A baby is born and immediately is taken from the mother to go into surgery. You see, the baby was born with extra digits and the doctor decreed that it must be saved from a lifetime of stigma. Somewhere else in the hospital, a baby is born with ambiguous genitalia. It is also whisked away to be “fixed”. Cures are sought every day for those peculiarities that society has deemed diseased. Whether or not the afflicted suffer at all is not in question, whether those with the power can accept such “deformity” is. Society has come to pathologize aspects of the human condition that are deemed taboo or aesthetically unpleasing. Boundaries have been set and those that are unlucky enough to cross such boundaries are deemed in need of a cure by those with the power. Individuality is destroyed in the name of group conformity and membership. This is the nature of man.
These are tricky questions. I can recall all too well my mother screaming that she wished she had aborted me when I came out as transgender. I’m all too aware of parents that are disappointed when their child is revealed to be autistic. We search for cures to prevent deformity and we enact cures on the living. Psychopathy has been pathologized itself and differences sought between psychopaths and neurotypicals. Both a point of relief for the neurotypical and persecution by the neurotypical, these differences are used to explain the “sick” and distinguish them from the “healthy.”
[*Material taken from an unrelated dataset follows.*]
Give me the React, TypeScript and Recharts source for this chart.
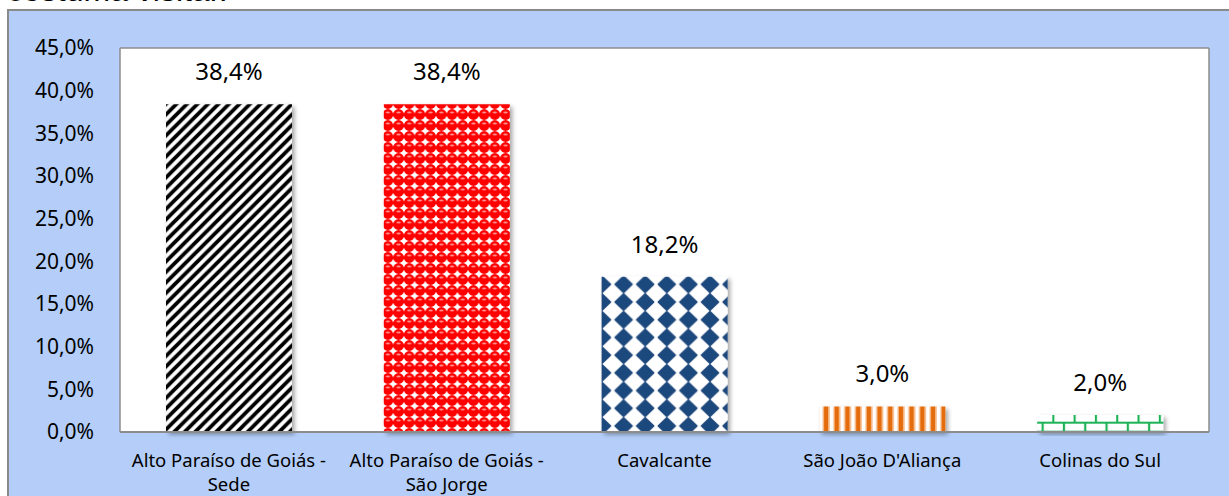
import React from "react";
import { BarChart, Bar, XAxis, YAxis, CartesianGrid, Cell, LabelList } from "recharts";

const categories = [
  "Alto Paraíso de Goiás - Sede",
  "Alto Paraíso de Goiás - São Jorge",
  "Cavalcante",
  "São João D'Aliança",
  "Colinas do Sul",
];
const values = [38.4, 38.4, 18.2, 3.0, 2.0];
const yTicks = [0, 5, 10, 15, 20, 25, 30, 35, 40, 45];
const patterns = ["url(#pStripe)", "url(#pDots)", "url(#pDiamond)", "url(#pOrange)", "url(#pBrick)"];

const data = categories.map((c, i) => ({ name: c, value: values[i] }));

const fmt = (v: number) => v.toFixed(1).replace(".", ",") + "%";
const FONT = "'Noto Sans', 'Open Sans', sans-serif";

const CatTick = (props: any) => {
  const { x, y, payload } = props;
  const s: string = payload.value;
  const idx = s.indexOf(" - ");
  const lines = idx >= 0 ? [s.slice(0, idx + 2), s.slice(idx + 3)] : [s];
  return (
    <g transform={`translate(${x},${y})`}>
      {lines.map((l, i) => (
        <text key={i} x={0} y={27 + i * 23.5} textAnchor="middle" fontSize={18.5} fontFamily={FONT} fill="#000">
          {l}
        </text>
      ))}
    </g>
  );
};

export default function App() {
  return (
    <div style={{ position: "absolute", left: 0, top: 0, width: 1229, height: 496, overflow: "hidden", background: "#fff" }}>
      <div
        style={{
          position: "absolute",
          left: 7,
          top: -28,
          fontFamily: "'Liberation Sans', Arial, sans-serif",
          fontSize: 32,
          lineHeight: "37px",
          whiteSpace: "nowrap",
          color: "#000",
        }}
      >
        costuma visitar.
      </div>
      <div
        style={{
          position: "absolute",
          left: 7,
          top: 9,
          width: 1240,
          height: 500,
          background: "#B4CEF9",
          borderLeft: "2px solid #8A8A8A",
          borderTop: "2px solid #8A8A8A",
          boxSizing: "border-box",
        }}
      />
      <div style={{ position: "absolute", left: 8, top: 10 }}>
        <BarChart
          width={1221}
          height={486}
          data={data}
          margin={{ top: 38, right: 19, left: 0, bottom: 0 }}
          barSize={126}
        >
          <defs>
            <filter id="shadow" x="-10%" y="-10%" width="130%" height="130%">
              <feDropShadow dx="2.5" dy="2.5" stdDeviation="2" floodColor="#000" floodOpacity="0.35" />
            </filter>
            <pattern id="pStripe" patternUnits="userSpaceOnUse" width="10.5" height="10.5">
              <rect width="10.5" height="10.5" fill="#fff" />
              <path d="M-2.5,2.5 L2.5,-2.5 M0,10.5 L10.5,0 M8,13 L13,8" stroke="#000" strokeWidth="3.8" />
            </pattern>
            <pattern id="pDots" patternUnits="userSpaceOnUse" width="10.7" height="11">
              <rect width="10.7" height="11" fill="#fff" />
              <circle cx="5.35" cy="5.5" r="5.4" fill="#FF0000" />
              <ellipse cx="5.35" cy="3.4" rx="2.2" ry="1" fill="#FF8F8F" />
            </pattern>
            <pattern id="pDiamond" patternUnits="userSpaceOnUse" width="21.6" height="17.7">
              <rect width="21.6" height="17.7" fill="#fff" />
              <path d="M10.8,0.9 L19,8.85 L10.8,16.8 L2.6,8.85 Z" fill="#1F497D" stroke="#1F497D" strokeWidth="2" strokeLinejoin="round" />
            </pattern>
            <pattern id="pOrange" patternUnits="userSpaceOnUse" width="10.7" height="10">
              <rect width="10.7" height="10" fill="#fff" />
              <rect x="1.5" width="1.2" height="10" fill="#F6B37A" />
              <rect x="2.7" width="4.6" height="10" fill="#E46C0A" />
              <rect x="7.3" width="1.2" height="10" fill="#F6B37A" />
            </pattern>
            <pattern id="pBrick" patternUnits="userSpaceOnUse" x="0.6" y="7.7" width="21.3" height="18">
              <rect width="21.3" height="18" fill="#fff" />
              <path d="M0,0 H21.3 M0,9 H21.3 M0,18 H21.3 M1,0 V9 M11.65,9 V18" stroke="#1DB356" strokeWidth="2.2" />
            </pattern>
          </defs>
          <CartesianGrid vertical={false} stroke="#8C8C8C" strokeWidth={1.5} fill="#fff" fillOpacity={1} />
          <XAxis
            dataKey="name"
            axisLine={{ stroke: "#8C8C8C", strokeWidth: 2 }}
            tickLine={false}
            height={64}
            interval={0}
            tick={<CatTick />}
          />
          <YAxis
            yAxisId="left"
            domain={[0, 45]}
            ticks={yTicks}
            tickFormatter={fmt}
            width={112}
            axisLine={{ stroke: "#8C8C8C", strokeWidth: 1.5 }}
            tickLine={false}
            tick={{ fill: "#000", fontSize: 21, fontFamily: FONT }}
            tickMargin={20}
          />
          <YAxis
            yAxisId="right"
            orientation="right"
            domain={[0, 45]}
            ticks={yTicks}
            width={1}
            axisLine={{ stroke: "#8C8C8C", strokeWidth: 1.5 }}
            tickLine={false}
            tick={false}
          />
          <Bar dataKey="value" yAxisId="left" isAnimationActive={false}>
            {data.map((d, i) => (
              <Cell key={d.name} fill={patterns[i]} filter="url(#shadow)" />
            ))}
            <LabelList
              dataKey="value"
              position="top"
              offset={24}
              formatter={(v: any) => fmt(Number(v))}
              fill="#000"
              fontSize={24}
              fontFamily={FONT}
            />
          </Bar>
        </BarChart>
      </div>
    </div>
  );
}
Everyone wants something to blame, something to point at as a reason for difference. When these differences are misunderstood or deemed unacceptable, treatment sets in. As with infectious disease, should treatment fail, isolation becomes enacted. At all points, the disease model is used to explain psychopathy. However, it is by those in the majority that such a decision gets to be made. The minority does not get to apply the disease model for human interactions. What the majority does not understand, they fear. What they fear, they pathologize. What is pathologized becomes a target for eradication.
Psychopaths make up less than 1% (by many estimates) of the adult human population. If many neurotypicals had their way, we would make up 0% of the population. Society wants to eradicate the parasite, regardless of whether any symbiotic relationship is present. I suspect that it is not out of the realm of possibility that one day psychopathy could be a target for elimination or isolation. We’ve already seen genetic profiling of the “warrior gene,” a gene linked to increased aggression. What if the psychopathic condition itself becomes identifiable earlier and with the precision of many diseases? If you can’t fix the damned, you prevent them from existing. This is the desire of many.